The Sacramento Bee reported this weekend that "business groups" are starting to support tax increases as a partial solution to California’s historic budget shortfall. It is important to note that new tax proposals must come with a plan for true economic stimulus. Without it we’ll continue to lose companies like Opti-Solar who announced last week that they were laying off 105 employees, while its solar panel competitors thrive in Oregon, and APL who recently announced it is moving its shipping line headquarters from Oakland to Arizona to take advantage of lower operating costs. Can you imagine a shipping company moving to landlocked Arizona because the cost of doing business in California is too high? It’s true and now California has lost a company that operates 130 ships worldwide that had its headquarters in the Bay Area for longer than California has been a state.

While a plan to increase state taxes to bridge the state’s current budget crisis may be necessary, if we don’t make California a more favorable place to do business we risk repeating the current budget crisis again and again. Even before an estimated $6.4 billion in business tax increases from last year’s budget, California employers already paid taxes that were 20 percent more than the national average. It’s beyond me how we can expect to have the most costly state government in America, and at the same time neglect and abuse the primary source of our wealth. When you have a goose that is laying golden eggs, the wise course of action is to keep the goose healthy and productive.

Later this week a group of diverse employers and associations will release a list of proposals to stimulate our economic revival and, hopefully, change the Legislature’s attitude about the need for a healthy business climate. Since 2001, the average annual wage of the new jobs we have created is $40,000, while the jobs we have lost have averaged $66,000. If we sustain the policies that are responsible for that trend, we can only expect more of the same.

Business provides the jobs, fees and taxes California government depends upon to fund a wide range of services. The wages employers pay their workers in turn contribute to sales and property taxes. With a continuing loss in employers and operations, added costs on business will only hasten California’s economic decline. Over the past several decades, we have implemented far too many well intentioned policies that collectively have made it increasingly difficult for business to thrive and grow in California. Every environmental regulation adds to the cost of doing business as does every workplace mandate. Our energy costs & business taxes are among the highest in the nation and, now, we look forward to new greenhouse gas reduction mandates that promise an expensive new wave of business costs.
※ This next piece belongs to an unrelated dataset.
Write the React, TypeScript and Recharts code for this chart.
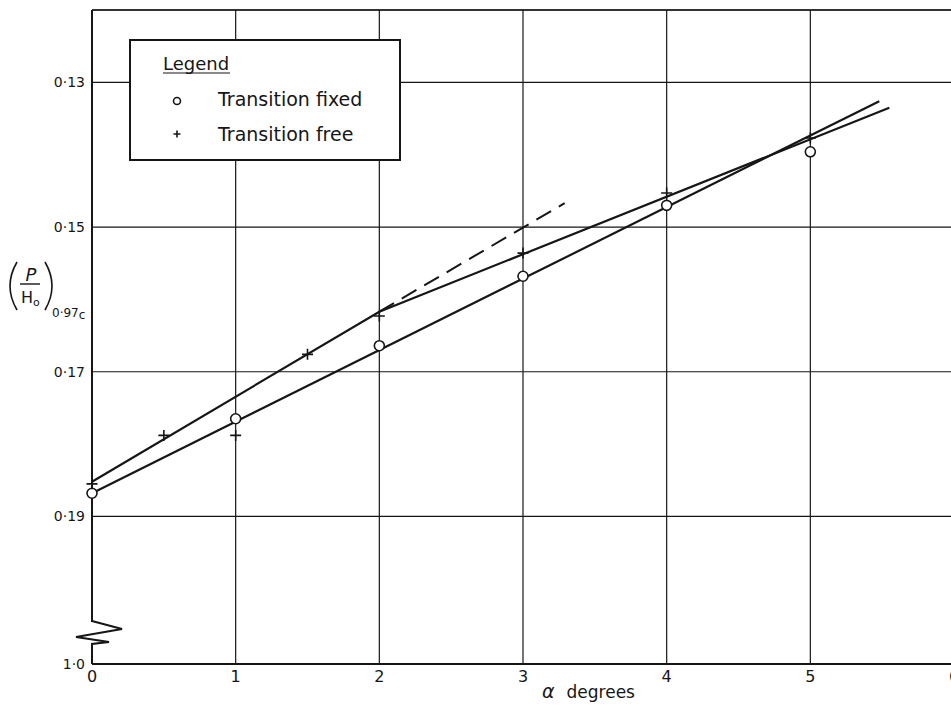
import {
  ComposedChart, Line, Scatter, XAxis, YAxis, CartesianGrid, ReferenceLine, Legend,
} from "recharts";

const FONT = "'DejaVu Sans', 'Liberation Sans', sans-serif";
const INK = "#161616";

// abscissa: incidence in degrees
const ALPHA_TICKS = [0, 1, 2, 3, 4, 5, 6];
// ordinate: (p/H0) at 0.97c, plotted downwards; broken below 0·19
const P_TICKS = [0.13, 0.15, 0.17, 0.19];
const P_TOP = 0.12;
const P_BREAK = 0.2104; // stands for 1·0 once the axis is broken

const FIXED_NAME = "Transition fixed";
const FREE_NAME = "Transition free";

// measured points
const FIXED_ALPHA = [0, 1, 2, 3, 4, 5];
const FIXED_P = [0.1868, 0.1765, 0.1664, 0.1568, 0.147, 0.1396];
const FREE_ALPHA = [0, 0.5, 1, 1.5, 2, 3, 4, 5];
const FREE_P = [0.1855, 0.1788, 0.1788, 0.1676, 0.1623, 0.1536, 0.1453, 0.1377];

// faired lines through them
const FIXED_FIT_ALPHA = [0, 5.48];
const FIXED_FIT_P = [0.1868, 0.1326];
const FREE_FIT_ALPHA = [0, 2, 5.55];
const FREE_FIT_P = [0.1852, 0.1617, 0.1335];
// first slope carried on past 2°
const FREE_EXT_ALPHA = [2, 3.29];
const FREE_EXT_P = [0.1617, 0.1467];

const zip = (xs: number[], ys: number[]) => xs.map((x, i) => ({ x, y: ys[i] }));

const fixedPts = zip(FIXED_ALPHA, FIXED_P);
const freePts = zip(FREE_ALPHA, FREE_P);
const fixedFit = zip(FIXED_FIT_ALPHA, FIXED_FIT_P);
const freeFit = zip(FREE_FIT_ALPHA, FREE_FIT_P);
const freeExt = zip(FREE_EXT_ALPHA, FREE_EXT_P);

// "0.13" -> "0·13"
function fmtP(v: number): string {
  return v === P_BREAK ? "1·0" : v.toFixed(2).replace(".", "·");
}

function Ring({ cx, cy, r = 5 }: any) {
  return <circle cx={cx} cy={cy} r={r} fill="#fff" stroke={INK} strokeWidth={1.6} />;
}

function Cross({ cx, cy, h = 5.5 }: any) {
  return (
    <path
      d={`M${cx - h},${cy}H${cx + h}M${cx},${cy - h}V${cy + h}`}
      stroke={INK}
      strokeWidth={1.6}
      fill="none"
    />
  );
}

function PTick({ x, y, payload }: any) {
  return (
    <text x={x} y={y} dy="0.35em" textAnchor="end" fontSize={14} fontFamily={FONT} fill={INK}>
      {fmtP(payload.value)}
    </text>
  );
}

function AlphaTick({ x, y, payload }: any) {
  return (
    <text x={x} y={y} dy="0.71em" textAnchor="middle" fontSize={16} fontFamily={FONT} fill={INK}>
      {payload.value}
    </text>
  );
}

function AlphaTitle() {
  return (
    <text x={542} y={698} fontSize={17} fontFamily={FONT} fill={INK}>
      <tspan fontStyle="italic" fontSize={19}>α</tspan>
      <tspan dx={12}>degrees</tspan>
    </text>
  );
}

// break mark on the ordinate plus the (p/H0) title
function PAxisDecor() {
  return (
    <g fill={INK} fontFamily={FONT}>
      <rect x={86} y={622} width={12} height={23} fill="#fff" />
      <polyline
        points="92,621 122,629 76,637 109,642 92,644 92,647"
        fill="none"
        stroke={INK}
        strokeWidth={2}
      />
      <path d="M17 262 Q3 286 17 310" fill="none" stroke={INK} strokeWidth={1.6} />
      <path d="M45 262 Q59 286 45 310" fill="none" stroke={INK} strokeWidth={1.6} />
      <text x={31} y={281} fontSize={18} fontStyle="italic" textAnchor="middle">P</text>
      <line x1={20} x2={40} y1={284} y2={284} stroke={INK} strokeWidth={1.4} />
      <text x={21} y={303} fontSize={16}>H</text>
      <text x={33} y={306} fontSize={11}>o</text>
      <text x={52} y={317} fontSize={12}>
        0·97<tspan dy={2}>c</tspan>
      </text>
    </g>
  );
}

function KeyBox({ payload }: any) {
  const items = (payload ?? []).filter((p: any) => p.type !== "none");
  return (
    <svg width={272} height={122} style={{ display: "block" }} fontFamily={FONT}>
      <rect x={1} y={1} width={270} height={120} fill="#fff" stroke={INK} strokeWidth={2} />
      <text x={34} y={31} fontSize={18} fill={INK}>Legend</text>
      <line x1={34} x2={101} y1={34} y2={34} stroke={INK} strokeWidth={1.2} />
      {items.map((it: any, i: number) => {
        const cy = 62 + i * 33;
        return (
          <g key={it.value}>
            {it.value === FREE_NAME ? (
              <Cross cx={48} cy={cy} h={3.5} />
            ) : (
              <Ring cx={48} cy={cy} r={3.5} />
            )}
            <text x={89} y={67 + i * 35} fontSize={19} fill={INK}>{it.value}</text>
          </g>
        );
      })}
    </svg>
  );
}

export default function App() {
  return (
    <div
      style={{
        position: "fixed", left: 0, top: 0, width: 951, height: 707,
        overflow: "hidden", background: "#fff",
      }}
    >
      <ComposedChart width={1000} height={707} margin={{ top: 10, right: 46, bottom: 0, left: 0 }}>
        <CartesianGrid stroke={INK} strokeWidth={1.2} />
        <XAxis
          type="number"
          dataKey="x"
          domain={[0, 6]}
          ticks={ALPHA_TICKS}
          height={43}
          tickLine={false}
          tickSize={0}
          tickMargin={7}
          tick={<AlphaTick />}
          axisLine={{ stroke: INK, strokeWidth: 2 }}
          label={<AlphaTitle />}
        />
        <YAxis
          type="number"
          domain={[P_TOP, P_BREAK]}
          reversed
          ticks={[...P_TICKS, P_BREAK]}
          width={92}
          tickLine={false}
          tickSize={0}
          tickMargin={7}
          tick={<PTick />}
          axisLine={{ stroke: INK, strokeWidth: 2 }}
          label={<PAxisDecor />}
        />
        <ReferenceLine y={P_TOP} stroke={INK} strokeWidth={1.6} />
        <Line data={fixedFit} dataKey="y" stroke={INK} strokeWidth={2.2} dot={false} activeDot={false} legendType="none" isAnimationActive={false} />
        <Line data={freeFit} dataKey="y" stroke={INK} strokeWidth={2.2} dot={false} activeDot={false} legendType="none" isAnimationActive={false} />
        <Line data={freeExt} dataKey="y" stroke={INK} strokeWidth={2} strokeDasharray="17 9" dot={false} activeDot={false} legendType="none" isAnimationActive={false} />
        <Scatter name={FIXED_NAME} data={fixedPts} dataKey="y" shape={<Ring />} isAnimationActive={false} />
        <Scatter name={FREE_NAME} data={freePts} dataKey="y" shape={<Cross />} isAnimationActive={false} />
        <Legend
          layout="vertical"
          align="center"
          verticalAlign="middle"
          content={<KeyBox />}
          wrapperStyle={{ left: 129, top: 39, width: 272, height: 122 }}
        />
      </ComposedChart>
    </div>
  );
}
Senate pro Tem Darrell Steinberg was recently quoted in the Sacramento Bee saying "We aren’t creating enough middle class jobs." Well, employers can’t create middle class jobs if they can’t grow their businesses in California.

Today, President Barack Obama gave his inauguration address and made his first official plea for economic change. He called for bold swift action to create jobs and create a new foundation for economic growth. California’s leaders must make the same pledge.